Fantasia Festival 2021 film Agnes is yet another take on the exorcism drama, and surprisingly it takes that concept and runs wild with it, at least for the first half. But then a dramatic tonal shift about halfway through the film kills that momentum and reshuffles the movie into a commentary on organized faith. While the first half is far stronger than the latter, both parts are compelling enough to maintain your attention to the film, even if the sudden change might cause the viewer to lose their footing for a bit in the middle.
When I started Agnes, I was immediately captivated by the black humor presented. Within the opening scenes, we see a nun go on a rampage that would make the demonically possessed Reagan proud. She curses, uses foul language and disrupts the stoicism of her sisters at the table. The stark difference from the opening scene to this one is enough to establish the wildly camp tone often presented during the film’s first 45 minutes or so.
Following up from that scene, we meet veteran priest Father Donaghue (Ben Hall), who has previously been accused of sexual misconduct toward young boys. Due to these accusations, which Donaghue never denied, he is being shipped off to the Saint Theresa convent to address the supposedly possessed nun, Agnes (Hayley McFarland). His moral corruption isn’t the problem at hand here, and the priests are more concerned about the church’s reputation than they are any victims. After Donaghue returns, they intend to send him to another country entirely to sweep the entire incident under the rug.
Fantasia Festival 2021: Agnes is a slow-burn and decidedly unique take on a familiar story
Priest-in-training Benjamin (Jake Horowitz) is sent along with Donaghue to keep tabs on him and ensure things go according to plan. But when he suggests that he could be in harm’s way given Donaghue’s reputation, the fathers burst into hysterics. It’s disconcerting and another instance of just how out-there director Mickey Reece intends to make his movie. They assure Benjamin he’ll be fine. He is a grown man, after all.
From there, the bulk of Agnes fixates on Agnes’s exorcism, which happens early on rather than at the climax like one might expect.

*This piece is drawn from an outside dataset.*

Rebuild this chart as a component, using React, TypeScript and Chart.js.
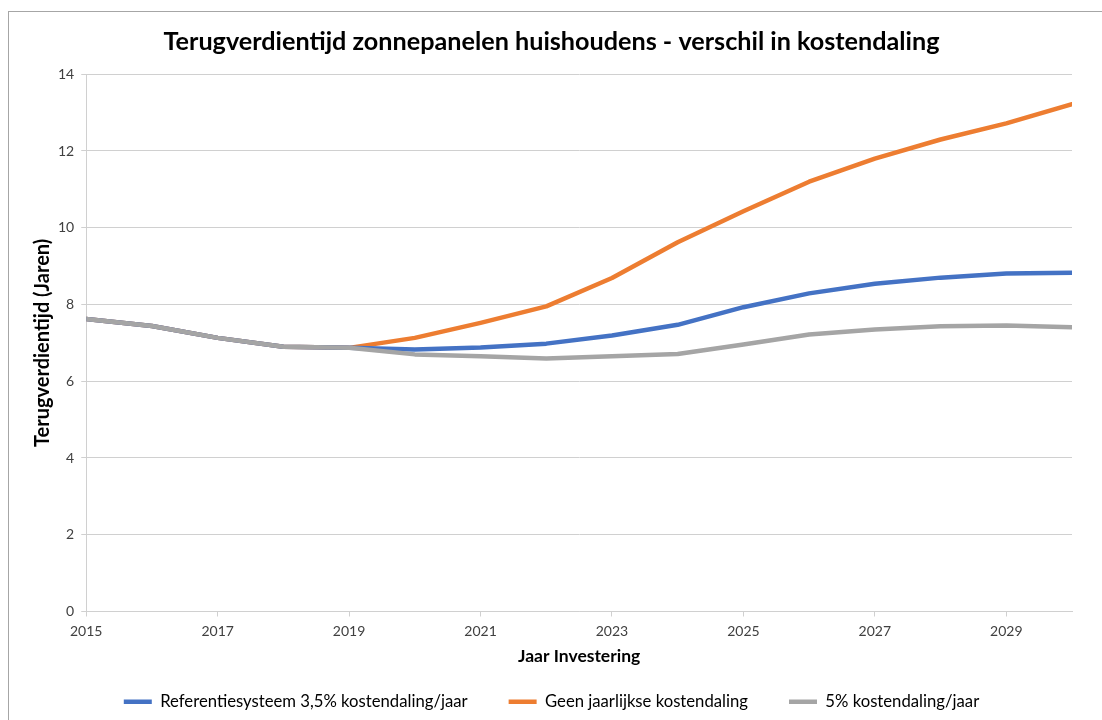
import React, { useEffect, useRef } from "react";
import { Chart, registerables } from "chart.js";

Chart.register(...registerables);

const years = [2015, 2016, 2017, 2018, 2019, 2020, 2021, 2022, 2023, 2024, 2025, 2026, 2027, 2028, 2029, 2030];
const referentie = [7.62, 7.44, 7.13, 6.9, 6.87, 6.83, 6.88, 6.98, 7.19, 7.47, 7.93, 8.29, 8.54, 8.7, 8.81, 8.83];
const geenDaling = [7.62, 7.44, 7.13, 6.9, 6.87, 7.13, 7.52, 7.95, 8.69, 9.62, 10.43, 11.2, 11.8, 12.3, 12.72, 13.22];
const vijfProcent = [7.62, 7.44, 7.13, 6.9, 6.87, 6.7, 6.65, 6.59, 6.65, 6.71, 6.96, 7.22, 7.35, 7.43, 7.45, 7.41];

const xTickYears = [2015, 2017, 2019, 2021, 2023, 2025, 2027, 2029];

const seriesNames = [
  "Referentiesysteem 3,5% kostendaling/jaar",
  "Geen jaarlijkse kostendaling",
  "5% kostendaling/jaar",
];
const seriesColors = ["#4472C4", "#ED7D31", "#A5A5A5"];
const seriesValues = [referentie, geenDaling, vijfProcent];
const seriesOrder = [2, 3, 1];

const titleText = "Terugverdientijd zonnepanelen huishoudens - verschil in kostendaling";
const xTitle = "Jaar Investering";
const yTitle = "Terugverdientijd (Jaren)";

const FONT = "Lato, 'Open Sans', 'Noto Sans', sans-serif";

export default function App() {
  const ref = useRef<HTMLCanvasElement | null>(null);

  useEffect(() => {
    if (!ref.current) return;
    const chart = new Chart(ref.current, {
      type: "line",
      data: {
        datasets: seriesNames.map((name, i) => ({
          label: name,
          data: years.map((yr, j) => ({ x: yr, y: seriesValues[i][j] })),
          borderColor: seriesColors[i],
          backgroundColor: seriesColors[i],
          borderWidth: 4.5,
          borderCapStyle: "round",
          borderJoinStyle: "round",
          pointRadius: 0,
          tension: 0,
          order: seriesOrder[i],
        })),
      },
      options: {
        animation: false,
        responsive: false,
        maintainAspectRatio: false,
        layout: { padding: { left: 31, right: 30, top: 0, bottom: 0 } },
        plugins: {
          title: {
            display: true,
            text: titleText,
            color: "#000000",
            font: { family: FONT, size: 25.2, weight: "bold" },
            padding: { top: 27, bottom: 17 },
          },
          legend: {
            position: "bottom",
            labels: {
              usePointStyle: true,
              pointStyle: "line",
              pointStyleWidth: 28,
              color: "#000000",
              font: { family: FONT, size: 16.7 },
              padding: 41,
              sort: (a: any, b: any) => a.datasetIndex - b.datasetIndex,
            },
          },
          tooltip: { enabled: false },
        },
        scales: {
          x: {
            type: "linear",
            min: 2015,
            max: 2030,
            afterBuildTicks: (scale: any) => {
              scale.ticks = xTickYears.map((v) => ({ value: v }));
            },
            ticks: {
              color: "#404040",
              font: { family: FONT, size: 14 },
              padding: 7,
              maxRotation: 0,
              autoSkip: false,
              callback: (v: any) => String(v),
            },
            grid: { drawOnChartArea: false, drawTicks: true, tickLength: 5, color: "#d0d0d0" },
            border: { color: "#d0d0d0", width: 1 },
            title: {
              display: true,
              text: xTitle,
              color: "#000000",
              font: { family: FONT, size: 17.5, weight: "bold" },
              padding: { top: -1, bottom: -15 },
            },
          },
          y: {
            min: 0,
            max: 14,
            ticks: {
              stepSize: 2,
              color: "#404040",
              font: { family: FONT, size: 14 },
              padding: 7,
            },
            grid: { color: "#d0d0d0", tickLength: 5, lineWidth: 1 },
            border: { color: "#d0d0d0", width: 1 },
            title: {
              display: true,
              text: yTitle,
              color: "#000000",
              font: { family: FONT, size: 20, weight: "bold" },
              padding: { top: 0, bottom: -4 },
            },
          },
        },
      },
    } as any);
    return () => chart.destroy();
  }, []);

  return (
    <div style={{ position: "fixed", left: 0, top: 0, width: 1102, height: 720, overflow: "hidden", background: "#ffffff" }}>
      <div
        style={{
          position: "absolute",
          left: 8,
          top: 11,
          width: 1200,
          height: 800,
          border: "1px solid #a6a6a6",
          boxSizing: "border-box",
        }}
      />
      <canvas ref={ref} width={1102} height={720} style={{ position: "absolute", left: 0, top: 0, width: 1102, height: 720 }} />
    </div>
  );
}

We’re never shown exactly if Agnes is 100% possessed or not, but that’s not really the point of the story. Instead, the film looks more into the relationship between Agnes and Sister Mary (Molly C. Quinn), one of the few people she shows real tenderness, too, despite her circumstances.
When the film shifts abruptly, it’s Mary we follow as she leaves the convent behind and tries to strike out on her own. In the “real world,” so to speak, Mary quickly finds herself struggling to stay afloat. She works a minimum wage job with a predatory boss that consistently tries to make inappropriate advances on her and then becomes obsessed with a local comedian. Themes from the first half return toward the end of the film, but I will say the ending felt somewhat lackluster.
Overall, I enjoyed Agnes and its big experimental swings, but I found myself wishing these story halves felt more cohesively joined. Still, I think Mickey Reece is an excellent director, and I appreciate his willingness to try something so unique.